Discussion
The originality of the FLc-Capture method
The first distinctive originality of the FLc-Capture method is to use the SMART technology, which is widely adopted in cDNA cloning researches, to synthesize cDNA probes. The SMART technology guarantees that each of the synthesized cDNA is in full-length, consisting of open reading frames (ORF) and untranslated regions (5’ UTR and 3’ UTR). This unique feature allows researchers to enrich coding and noncoding sequences from genomes simultaneously. In our demonstrating snake case, the final lengths of ORF and UTR datasets are 817 K and 1,114 K, respectively, relatively close, indicating that FLc-Capture can enrich both coding and noncoding sequences with similar efficiency.
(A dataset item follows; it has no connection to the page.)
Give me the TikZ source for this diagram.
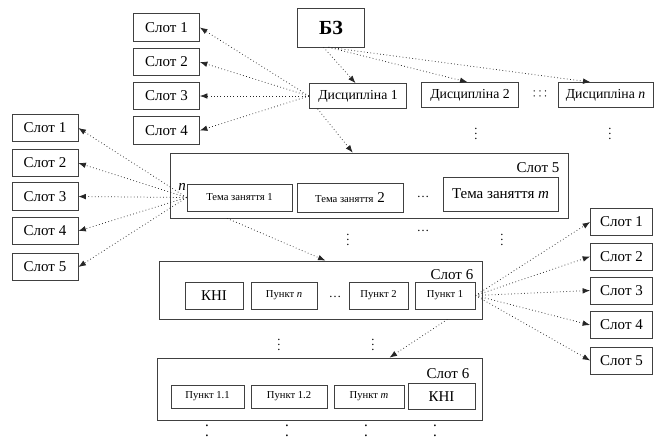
\documentclass[tikz,border=0pt]{standalone}
\usepackage{fontspec}
\setmainfont{Liberation Serif}
\usetikzlibrary{arrows.meta}

\begin{document}
\begin{tikzpicture}[x=0.8pt, y=-0.8pt,
    box/.style={draw=black!75, line width=0.6pt, inner sep=1pt, font=\fontsize{12}{14}\selectfont},
    slot/.style={box, minimum width=52.8pt, minimum height=22pt},
    disc/.style={box, minimum width=78pt, minimum height=20pt, font=\fontsize{11}{13}\selectfont},
    small/.style={font=\fontsize{8.5}{10}\selectfont},
    frame/.style={draw=black!75, line width=0.6pt},
    lbl/.style={inner sep=0pt, font=\fontsize{12}{14}\selectfont},
    colon/.style={inner sep=0pt, align=center, font=\fontsize{12}{14}\selectfont},
    arr/.style={draw=black!85, line width=0.6pt, dotted, -{Latex[length=6pt,width=4.5pt]}}]
    \useasboundingbox (0,0) rectangle (654,440);

    \node[slot] (s1) at (166.5,27.5) {Слот 1};
    \node[slot] (s2) at (166.5,62) {Слот 2};
    \node[slot] (s3) at (166.5,96) {Слот 3};
    \node[slot] (s4) at (166.5,130.5) {Слот 4};

    \node[box, minimum width=54pt, minimum height=31pt, font=\fontsize{16}{18}\selectfont\bfseries] (bz) at (331,27.5) {БЗ};
    \node[disc] (d1) at (358,96) {Дисципліна 1};
    \node[disc] (d2) at (470,95) {Дисципліна 2};
    \node[disc, minimum width=76pt] (dn) at (605.5,95) {Дисципліна \textit{n}};
    \node[align=center, inner sep=0pt] (dd) at (540,94) {$\cdots$\\[-8pt]$\cdots$};
    \node (v1) at (476,130) {$\vdots$};
    \node (v2) at (610,130) {$\vdots$};

    \node[frame, minimum width=318.4pt, minimum height=52pt] (f5) at (369,185.5) {};
    \node[lbl] (f5l) at (538,168) {Слот 5};
    \node[box, small, minimum width=84pt, minimum height=21.6pt] (t1) at (239.5,197.5) {Тема заняття 1};
    \node[box, minimum width=84.8pt, minimum height=23.2pt] (t2) at (350,197.5) {{\fontsize{8.5}{10}\selectfont Тема заняття} 2};
    \node (tt) at (423,197) {\ldots};
    \node[box, minimum width=92pt, minimum height=27pt] (tm) at (500.5,194) {Тема заняття \textit{m}};
    \node[lbl] (nn) at (182,187) {\textit{n}};

    \node[slot] (l1) at (45,128) {Слот 1};
    \node[slot] (l2) at (45,163) {Слот 2};
    \node[slot] (l3) at (45,196.5) {Слот 3};
    \node[slot] (l4) at (45,231) {Слот 4};
    \node[slot] (l5) at (45,267) {Слот 5};

    \node (v3) at (348,236) {$\vdots$};
    \node (tt2) at (423,231) {\ldots};
    \node (v4) at (502,236) {$\vdots$};

    \node[frame, minimum width=258.4pt, minimum height=46.4pt] (f6) at (320.5,290) {};
    \node[lbl] (f6l) at (452,275) {Слот 6};
    \node[box, minimum width=46.4pt, minimum height=21.6pt] (k1) at (214,295.5) {КНІ};
    \node[box, small, minimum width=52.8pt, minimum height=21.6pt] (pn) at (284,295.5) {Пункт \textit{n}};
    \node (tt3) at (335,297) {\ldots};
    \node[box, small, minimum width=47.2pt, minimum height=21.6pt] (p2) at (378.5,295.5) {Пункт 2};
    \node[box, small, minimum width=48pt, minimum height=21.6pt] (p1) at (445,295.5) {Пункт 1};

    \node (v5) at (279,341) {$\vdots$};
    \node (v6) at (373,341) {$\vdots$};

    \node[frame, minimum width=260pt, minimum height=49.6pt] (f7) at (319.5,389) {};
    \node[lbl] (f7l) at (448,374) {Слот 6};
    \node[box, small, minimum width=58.4pt, minimum height=18.4pt] (q1) at (207.5,396.5) {Пункт 1.1};
    \node[box, small, minimum width=60.8pt, minimum height=18.4pt] (q2) at (289,396.5) {Пункт 1.2};
    \node[box, small, minimum width=56pt, minimum height=18.4pt] (qm) at (369,396.5) {Пункт \textit{m}};
    \node[box, minimum width=53.6pt, minimum height=20.8pt] (k2) at (441.5,396.5) {КНІ};

    \node[colon] (c1) at (207,431) {.\\[-6pt].};
    \node[colon] (c2) at (287,431) {.\\[-6pt].};
    \node[colon] (c3) at (366,431) {.\\[-6pt].};
    \node[colon] (c4) at (435,431) {.\\[-6pt].};

    \node[slot, minimum width=49.6pt, minimum height=21.6pt] (r1) at (621.5,222) {Слот 1};
    \node[slot, minimum width=49.6pt, minimum height=21.6pt] (r2) at (621.5,256.5) {Слот 2};
    \node[slot, minimum width=49.6pt, minimum height=21.6pt] (r3) at (621.5,290.5) {Слот 3};
    \node[slot, minimum width=49.6pt, minimum height=21.6pt] (r4) at (621.5,325) {Слот 4};
    \node[slot, minimum width=49.6pt, minimum height=21.6pt] (r5) at (621.5,360.5) {Слот 5};

    \draw[arr] ([xshift=-6pt]bz.south) -- ([xshift=-2pt]d1.north);
    \draw[arr] ([xshift=-2pt]bz.south) -- ([xshift=-2pt]d2.north);
    \draw[arr] ([xshift=-2pt]bz.south) -- ([xshift=-12pt]dn.north);
    \draw[arr] (d1.west) -- (s1.east);
    \draw[arr] (d1.west) -- (s2.east);
    \draw[arr] (d1.west) -- (s3.east);
    \draw[arr] (d1.west) -- (s4.east);
    \draw[arr] ([xshift=7pt]d1.south west) -- ([xshift=-13pt]f5.north);
    \draw[arr] (t1.west) -- (l1.east);
    \draw[arr] (t1.west) -- (l2.east);
    \draw[arr] (t1.west) -- (l3.east);
    \draw[arr] (t1.west) -- (l4.east);
    \draw[arr] (t1.west) -- (l5.east);
    \draw[arr] ([xshift=46pt]f5.south west) -- ([xshift=4pt]f6.north);
    \draw[arr] (p1.east) -- (r1.west);
    \draw[arr] (p1.east) -- (r2.west);
    \draw[arr] (p1.east) -- (r3.west);
    \draw[arr] (p1.east) -- (r4.west);
    \draw[arr] (p1.east) -- (r5.west);
    \draw[arr] ([xshift=-28pt]f6.south east) -- ([xshift=56pt]f7.north);
\end{tikzpicture}
\end{document}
Because cDNA sequences are discontinuous in genomes (interrupted by introns), the direct use of full-length cDNA probes to capture ORF and UTR regions from DNA libraries makes data post-processing more challenging. Therefore, another originality of FLc-Capture is its unique data processing strategy. Considering ORF sequences are fractured in genomes, and UTR sequences are usually continuous in genomes, FLc-Capture adopts two different ways to extract ORF and UTR sequences from capture data, respectively. For ORF, FLc-Capture first assembled reads to contigs, identified exons from contigs, and then mapped identified exons onto the reference coding sequences. Our study demonstrated that this ”exon mapping” strategy could extract coding sequences from genetically distant samples (~15% divergence in our study) without the need for highly similar reference sequences. For UTR, because they are most likely within a single assembled contig, FLc-Capture directly adopts a mutual best-hit (MBH) strategy to identify orthologous UTR sequences to the reference UTRs. Our case study showed that these two specially designed bioinformatics pipelines are effective, able to extract thousands of ORF and UTR sequences from both ingroup species and more distantly related outgroup species.